By Stephen Spotswood

WASHINGTON — A new survey of teen drug use shows that, while alcohol use continues its long-term decline, marijuana use has surprisingly spiked, suggesting a changing attitude among teens about the dangers of its regular use. The survey, officials said, can act as a road map for prevention efforts.

At the same time, government leaders are focusing on the recovery side of the equation and attempting to redefine mental disorders and substance-use disorders in hopes of creating a more modern, applicable groundwork for recovery efforts.

Use of synthetic marijuana,shown in the photo, is increasing among high-schoolers in the United States. – Courtesy of Drug Enforcement Administration

According to National Institute of Drug Abuse (NIDA) Director Nora Volkow, MD, the results of the 2011 Monitoring the Future Survey is a good news-bad news scenario.

The good news is that trends of substance-use decline that NIDA has seen in past years are continuing. Cigarette smoking among teens is declining — which Volkow says she believes will have considerable positive downstream health consequences.

“Good news also comes on the alcohol indicators, which also show they are at the low end since 1996,” Volkow said at a press conference announcing the survey’s findings.

Daily alcohol drinking is 46% lower than in 1996, while binge drinking, which Volkow called “also very problematic,” is down 30%.

“These exemplify the concept that prevention interventions work and can have a big impact,” she said.

The bad news comes in the area of marijuana use. During the past five years, marijuana use has increased, especially among 10th- and 12th-graders.

“We have the highest rates on everyday marijuana smoking among 12th-graders since 1981,” Volkow said. “6.6% of 12th-graders are smoking marijuana daily, regularly. And considering the adverse effects of marijuana on memory and learning, that of course can predict where the consequences are going in terms of educational achievement.”

One new factor found in the survey results is the emergence of synthetic marijuana — something which came to light in Europe in 2008 but only recently seen in the United States. Synthetic marijuana is cannabis mixed with other plants, which users believe give them more of an herbal high than a chemical one.

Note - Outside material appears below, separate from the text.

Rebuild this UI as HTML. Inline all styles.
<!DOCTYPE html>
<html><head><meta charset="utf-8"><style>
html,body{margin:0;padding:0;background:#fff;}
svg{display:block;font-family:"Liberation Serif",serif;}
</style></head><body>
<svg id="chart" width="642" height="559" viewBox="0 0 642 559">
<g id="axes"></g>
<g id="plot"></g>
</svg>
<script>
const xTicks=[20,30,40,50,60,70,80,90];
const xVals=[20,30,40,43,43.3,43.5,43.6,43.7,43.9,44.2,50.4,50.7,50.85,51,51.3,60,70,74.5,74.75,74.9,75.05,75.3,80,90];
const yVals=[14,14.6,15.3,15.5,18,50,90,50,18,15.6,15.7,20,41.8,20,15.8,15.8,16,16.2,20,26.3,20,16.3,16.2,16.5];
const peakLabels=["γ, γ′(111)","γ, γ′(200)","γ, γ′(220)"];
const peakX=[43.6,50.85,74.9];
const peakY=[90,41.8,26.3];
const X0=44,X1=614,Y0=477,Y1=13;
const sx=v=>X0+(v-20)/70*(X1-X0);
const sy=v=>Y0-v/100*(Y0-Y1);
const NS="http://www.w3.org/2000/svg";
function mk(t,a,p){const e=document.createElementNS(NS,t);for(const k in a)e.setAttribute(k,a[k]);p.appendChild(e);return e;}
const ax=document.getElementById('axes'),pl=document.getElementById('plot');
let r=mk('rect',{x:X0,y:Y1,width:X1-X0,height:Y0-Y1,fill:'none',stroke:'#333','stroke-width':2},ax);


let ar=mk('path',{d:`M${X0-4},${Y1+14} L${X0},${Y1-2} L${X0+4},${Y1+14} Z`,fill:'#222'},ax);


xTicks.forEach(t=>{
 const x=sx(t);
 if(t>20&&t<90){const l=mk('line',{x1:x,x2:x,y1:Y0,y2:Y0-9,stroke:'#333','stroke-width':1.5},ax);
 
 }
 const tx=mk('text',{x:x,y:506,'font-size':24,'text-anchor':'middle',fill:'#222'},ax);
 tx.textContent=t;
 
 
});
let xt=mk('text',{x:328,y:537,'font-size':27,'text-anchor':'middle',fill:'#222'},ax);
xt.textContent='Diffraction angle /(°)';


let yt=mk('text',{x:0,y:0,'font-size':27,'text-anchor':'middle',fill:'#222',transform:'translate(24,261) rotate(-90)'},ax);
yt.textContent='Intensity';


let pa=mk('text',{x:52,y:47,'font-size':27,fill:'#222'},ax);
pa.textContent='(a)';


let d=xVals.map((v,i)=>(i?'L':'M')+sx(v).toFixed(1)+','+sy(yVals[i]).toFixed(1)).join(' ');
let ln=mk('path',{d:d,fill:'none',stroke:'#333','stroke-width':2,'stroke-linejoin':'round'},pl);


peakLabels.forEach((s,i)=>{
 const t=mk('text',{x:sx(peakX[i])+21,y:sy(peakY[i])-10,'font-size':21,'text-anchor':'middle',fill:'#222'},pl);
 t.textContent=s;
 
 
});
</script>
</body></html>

“Well, they are not herbal high; they’re chemical highs,” Volkow said. “They are cannabinoids. And the survey, for the first time, evaluated it, and to my surprise, it’s extremely high. Among 12th-graders, past-year use of these synthetic cannabinoids is 11.3%.”

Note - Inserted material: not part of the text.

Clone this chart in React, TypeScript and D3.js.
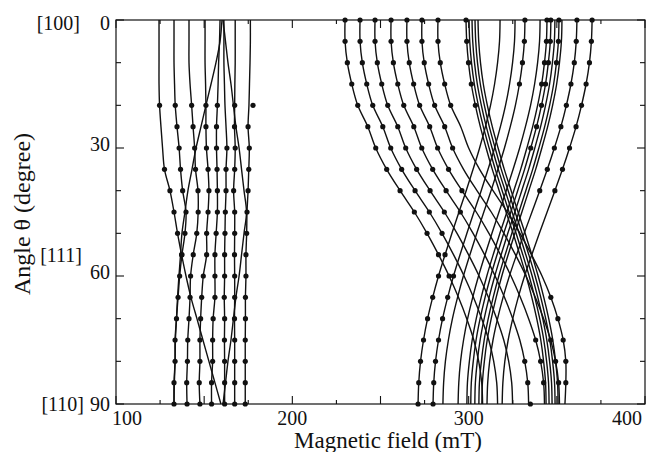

According to HHS’ Assistant Secretary for Health Howard Koh, MD, federal and state governments are working quickly to criminalize synthetic forms of marijuana.

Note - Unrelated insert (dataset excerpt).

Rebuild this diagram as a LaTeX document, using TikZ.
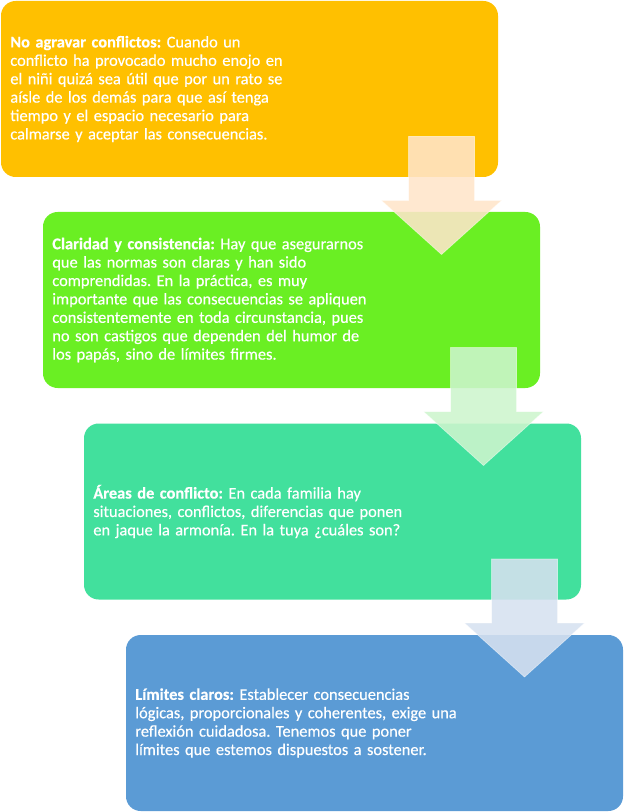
\documentclass[tikz,border=0pt]{standalone}
\usepackage{fontspec}
\setmainfont{Carlito}
\newfontfamily\stagefont{Carlito}[FakeBold=0.4]
\usetikzlibrary{calc}

\definecolor{cOrange}{RGB}{255,192,0}
\definecolor{cLime}{RGB}{106,239,35}
\definecolor{cTeal}{RGB}{66,224,157}
\definecolor{cBlue}{RGB}{91,155,213}
\definecolor{aOrange}{RGB}{255,229,202}
\definecolor{aLime}{RGB}{205,245,205}
\definecolor{aTeal}{RGB}{214,225,240}

\tikzset{every picture/.style={line width=0.75pt}}
\tikzset{
  stage/.style={rectangle, rounded corners=11pt, minimum width=372.75pt, minimum height=132pt,
    inner xsep=7pt, text width=358.75pt, align=left, text=white,
    font=\stagefont\fontsize{12.3}{13.8}\selectfont\frenchspacing},
  flow/.style={draw=white, draw opacity=0.5, line width=0.5, fill opacity=0.88}
}

\begin{document}
\begin{tikzpicture}[x=0.75pt,y=0.75pt,yscale=-1,xscale=1]
\useasboundingbox (0,0) rectangle (625,812);

%Rounded Rect
\node[stage, fill=cOrange] (agravar) at (249.5,89) {\textbf{No agravar conflictos:} Cuando un\\conflicto ha provocado mucho enojo en\\el niñi quizá sea útil que por un rato se\\aísle de los demás para que así tenga\\tiempo y el espacio necesario para\\calmarse y aceptar las consecuencias.};
%Rounded Rect
\node[stage, fill=cLime] (claridad) at (291.5,300) {\textbf{Claridad y consistencia:} Hay que asegurarnos\\que las normas son claras y han sido\\comprendidas. En la práctica, es muy\\importante que las consecuencias se apliquen\\consistentemente en toda circunstancia, pues\\no son castigos que dependen del humor de\\los papás, sino de límites firmes.};
%Rounded Rect
\node[stage, fill=cTeal] (areas) at (332.5,511.5) {\textbf{Áreas de conflicto:} En cada familia hay\\situaciones, conflictos, diferencias que ponen\\en jaque la armonía. En la tuya ¿cuáles son?};
%Rounded Rect
\node[stage, fill=cBlue] (limites) at (374.5,723) {\textbf{Límites claros:} Establecer consecuencias\\lógicas, proporcionales y coherentes, exige una\\reflexión cuidadosa. Tenemos que poner\\límites que estemos dispuestos a sostener.};

%Down Arrow
\draw[flow, fill=aOrange] ($(agravar.south east)+(-90,-41)$) -- ++(66,0) -- ++(0,64) -- ++(27,0) -- ++(-60,54) -- ++(-60,-54) -- ++(27,0) -- cycle;
%Down Arrow
\draw[flow, fill=aLime] ($(claridad.south east)+(-90,-41)$) -- ++(66,0) -- ++(0,64) -- ++(27,0) -- ++(-60,54) -- ++(-60,-54) -- ++(27,0) -- cycle;
%Down Arrow
\draw[flow, fill=aTeal] ($(areas.south east)+(-90,-41)$) -- ++(66,0) -- ++(0,64) -- ++(27,0) -- ++(-60,54) -- ++(-60,-54) -- ++(27,0) -- cycle;

\end{tikzpicture}
\end{document}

“A few months ago, the Drug Enforcement Agency used its emergency-scheduling authority to ban the sale of the chemicals used to manufacture [two forms of synthetic marijuana called] K2 and Spice,” Koh said. “We have convened several working groups at the federal level, working with our colleagues on Capitol Hill to also — we could not be more proud that the House of Representatives, I believe last week — pass legislation to ban this. It will now be in front of the Senate. And I think there is strong support to get these things off the market. And many states — I believe 38 states — have taken action already, because the states can move quickly on these kinds of issues.”

Part of this increase in marijuana use is a change in perception, Volkow noted. Fewer children view smoking marijuana regularly as having any harmful effects. Experience conducting the survey has taught researchers that perception of risk predicts whether children will eventually use the drug.

“So, whether we do an intervention to change that or we can predict that, use of marijuana is going to increase,” Volkow said.